- Directions:
Can you transcribe every entry word for word, skipping the images?

── Record list

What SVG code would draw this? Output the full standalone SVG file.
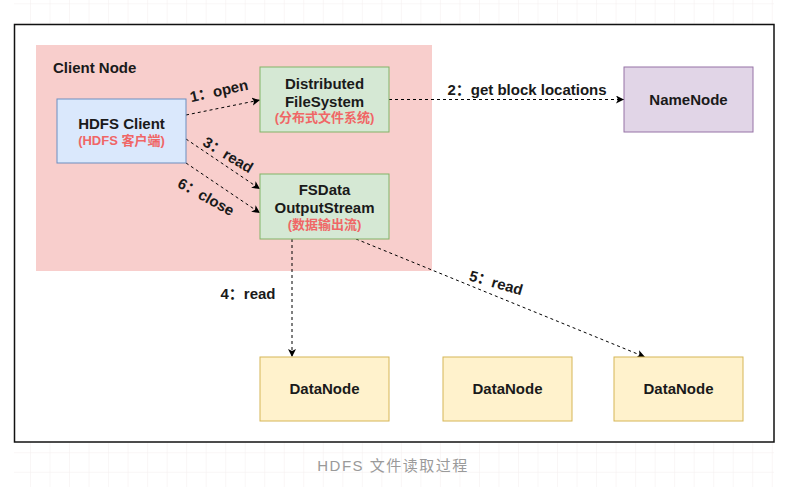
<svg xmlns="http://www.w3.org/2000/svg" width="787" height="487" viewBox="0 0 787 487">
<style>
text{font-family:"Liberation Sans","Noto Sans CJK SC",Arial,sans-serif;font-weight:bold;fill:#1a1a1a}
.t{font-size:15px;text-anchor:middle}
.zh{font-size:13px;text-anchor:middle;fill:#f06666}
.lbl{font-size:15px;text-anchor:middle}
.edge{fill:none;stroke:#000;stroke-width:1;stroke-dasharray:3 3}
.green{fill:#d5e8d4;stroke:#82b366;stroke-width:1}
.yellow{fill:#fff2cc;stroke:#d6b656;stroke-width:1}
</style>
<defs>
<pattern id="grid" patternUnits="userSpaceOnUse" x="30" y="3.3" width="19.52" height="19.52">
<path d="M0,0 H19.52 M0,0 V19.52" fill="none" stroke="#f4eeee" stroke-width="1"/>
</pattern>
<marker id="arr" markerUnits="userSpaceOnUse" markerWidth="10" markerHeight="9" refX="8" refY="4" orient="auto">
<path d="M0,0 L8,4 L0,8 L2,4 z" fill="#000"/>
</marker>
</defs>
<rect x="0" y="0" width="787" height="487" fill="#fff"/>
<rect x="14" y="0" width="760" height="487" fill="url(#grid)"/>
<rect x="14.5" y="24.5" width="759.5" height="417.5" fill="#fff" stroke="#111" stroke-width="1.5"/>

<g id="client-node">
<rect x="36" y="45" width="396" height="226" fill="#f8cecc"/>
<text x="53" y="73" style="font-size:15px">Client Node</text>
</g>

<g id="connectors">
<path class="edge" d="M186,115 L260,100" marker-end="url(#arr)"/>
<path class="edge" d="M389,99.5 L624,99.5" marker-end="url(#arr)"/>
<path class="edge" d="M186,139 L260,189" marker-end="url(#arr)"/>
<path class="edge" d="M186,163 L260,213" marker-end="url(#arr)"/>
<path class="edge" d="M292,239 L292,357" marker-end="url(#arr)"/>
<path class="edge" d="M356,239 L645,357" marker-end="url(#arr)"/>
<text class="lbl" transform="translate(219,91) rotate(-12.5)" y="5">1：open</text>
<text class="lbl" x="527" y="95">2：get block locations</text>
<text class="lbl" transform="translate(228,155) rotate(31)" y="5">3：read</text>
<text class="lbl" x="248" y="299">4：read</text>
<text class="lbl" transform="translate(496,283) rotate(16)" y="5">5：read</text>
<text class="lbl" transform="translate(206,197) rotate(29)" y="5">6：close</text>
</g>

<g id="hdfs-client">
<rect x="57" y="99" width="129" height="64" fill="#dae8fc" stroke="#6c8ebf"/>
<text class="t" x="121.5" y="129">HDFS Client</text>
<text class="zh" x="121.5" y="145">(HDFS 客户端)</text>
</g>

<g id="distributed-fs">
<rect class="green" x="260" y="67" width="129" height="65"/>
<text class="t" x="324.5" y="89">Distributed</text>
<text class="t" x="324.5" y="106.5">FileSystem</text>
<text class="zh" x="324.5" y="122">(分布式文件系统)</text>
</g>

<g id="fsdata-stream">
<rect class="green" x="260" y="174" width="129" height="65"/>
<text class="t" x="324.5" y="195">FSData</text>
<text class="t" x="324.5" y="212.5">OutputStream</text>
<text class="zh" x="324.5" y="229">(数据输出流)</text>
</g>

<g id="namenode">
<rect x="624" y="67" width="129" height="65" fill="#e1d5e7" stroke="#9673a6"/>
<text class="t" x="688.5" y="105">NameNode</text>
</g>

<g id="datanode1">
<rect class="yellow" x="260" y="357" width="129" height="64"/>
<text class="t" x="324.5" y="394">DataNode</text>
</g>
<g id="datanode2">
<rect class="yellow" x="443" y="357" width="129" height="64"/>
<text class="t" x="507.5" y="394">DataNode</text>
</g>
<g id="datanode3">
<rect class="yellow" x="614" y="357" width="129" height="64"/>
<text class="t" x="678.5" y="394">DataNode</text>
</g>

<text x="393" y="471" style="font-size:15px;font-weight:normal;fill:#9a9a9a;text-anchor:middle;letter-spacing:1.5px">HDFS 文件读取过程</text>
</svg>
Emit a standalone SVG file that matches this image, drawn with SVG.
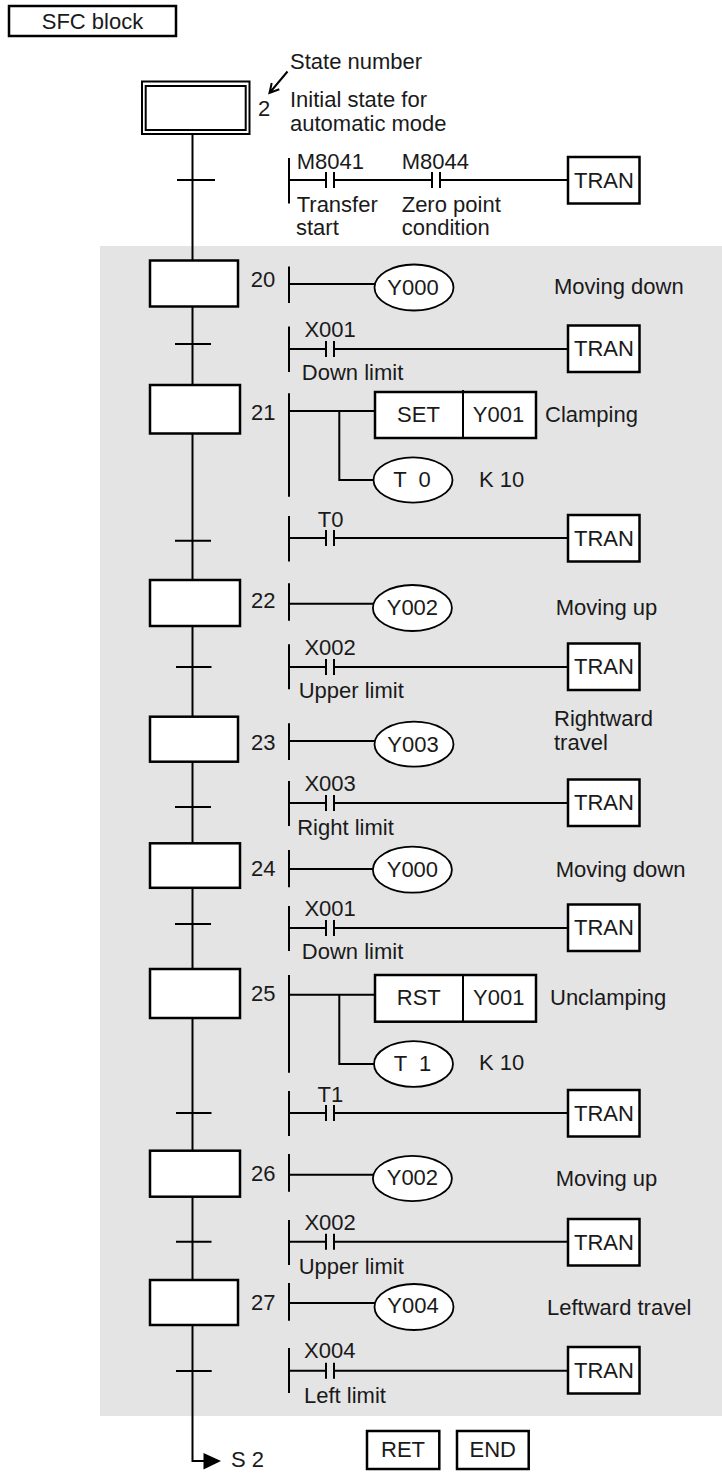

────

- Final result:
What SVG code would draw this? Output the full standalone SVG file.
<svg xmlns="http://www.w3.org/2000/svg" width="787" height="487" viewBox="0 0 787 487">
<style>
text{font-family:"Liberation Sans","Noto Sans CJK SC",Arial,sans-serif;font-weight:bold;fill:#1a1a1a}
.t{font-size:15px;text-anchor:middle}
.zh{font-size:13px;text-anchor:middle;fill:#f06666}
.lbl{font-size:15px;text-anchor:middle}
.edge{fill:none;stroke:#000;stroke-width:1;stroke-dasharray:3 3}
.green{fill:#d5e8d4;stroke:#82b366;stroke-width:1}
.yellow{fill:#fff2cc;stroke:#d6b656;stroke-width:1}
</style>
<defs>
<pattern id="grid" patternUnits="userSpaceOnUse" x="30" y="3.3" width="19.52" height="19.52">
<path d="M0,0 H19.52 M0,0 V19.52" fill="none" stroke="#f4eeee" stroke-width="1"/>
</pattern>
<marker id="arr" markerUnits="userSpaceOnUse" markerWidth="10" markerHeight="9" refX="8" refY="4" orient="auto">
<path d="M0,0 L8,4 L0,8 L2,4 z" fill="#000"/>
</marker>
</defs>
<rect x="0" y="0" width="787" height="487" fill="#fff"/>
<rect x="14" y="0" width="760" height="487" fill="url(#grid)"/>
<rect x="14.5" y="24.5" width="759.5" height="417.5" fill="#fff" stroke="#111" stroke-width="1.5"/>

<g id="client-node">
<rect x="36" y="45" width="396" height="226" fill="#f8cecc"/>
<text x="53" y="73" style="font-size:15px">Client Node</text>
</g>

<g id="connectors">
<path class="edge" d="M186,115 L260,100" marker-end="url(#arr)"/>
<path class="edge" d="M389,99.5 L624,99.5" marker-end="url(#arr)"/>
<path class="edge" d="M186,139 L260,189" marker-end="url(#arr)"/>
<path class="edge" d="M186,163 L260,213" marker-end="url(#arr)"/>
<path class="edge" d="M292,239 L292,357" marker-end="url(#arr)"/>
<path class="edge" d="M356,239 L645,357" marker-end="url(#arr)"/>
<text class="lbl" transform="translate(219,91) rotate(-12.5)" y="5">1：open</text>
<text class="lbl" x="527" y="95">2：get block locations</text>
<text class="lbl" transform="translate(228,155) rotate(31)" y="5">3：read</text>
<text class="lbl" x="248" y="299">4：read</text>
<text class="lbl" transform="translate(496,283) rotate(16)" y="5">5：read</text>
<text class="lbl" transform="translate(206,197) rotate(29)" y="5">6：close</text>
</g>

<g id="hdfs-client">
<rect x="57" y="99" width="129" height="64" fill="#dae8fc" stroke="#6c8ebf"/>
<text class="t" x="121.5" y="129">HDFS Client</text>
<text class="zh" x="121.5" y="145">(HDFS 客户端)</text>
</g>

<g id="distributed-fs">
<rect class="green" x="260" y="67" width="129" height="65"/>
<text class="t" x="324.5" y="89">Distributed</text>
<text class="t" x="324.5" y="106.5">FileSystem</text>
<text class="zh" x="324.5" y="122">(分布式文件系统)</text>
</g>

<g id="fsdata-stream">
<rect class="green" x="260" y="174" width="129" height="65"/>
<text class="t" x="324.5" y="195">FSData</text>
<text class="t" x="324.5" y="212.5">OutputStream</text>
<text class="zh" x="324.5" y="229">(数据输出流)</text>
</g>

<g id="namenode">
<rect x="624" y="67" width="129" height="65" fill="#e1d5e7" stroke="#9673a6"/>
<text class="t" x="688.5" y="105">NameNode</text>
</g>

<g id="datanode1">
<rect class="yellow" x="260" y="357" width="129" height="64"/>
<text class="t" x="324.5" y="394">DataNode</text>
</g>
<g id="datanode2">
<rect class="yellow" x="443" y="357" width="129" height="64"/>
<text class="t" x="507.5" y="394">DataNode</text>
</g>
<g id="datanode3">
<rect class="yellow" x="614" y="357" width="129" height="64"/>
<text class="t" x="678.5" y="394">DataNode</text>
</g>

<text x="393" y="471" style="font-size:15px;font-weight:normal;fill:#9a9a9a;text-anchor:middle;letter-spacing:1.5px">HDFS 文件读取过程</text>
</svg>
Emit a standalone SVG file that matches this image, drawn with SVG.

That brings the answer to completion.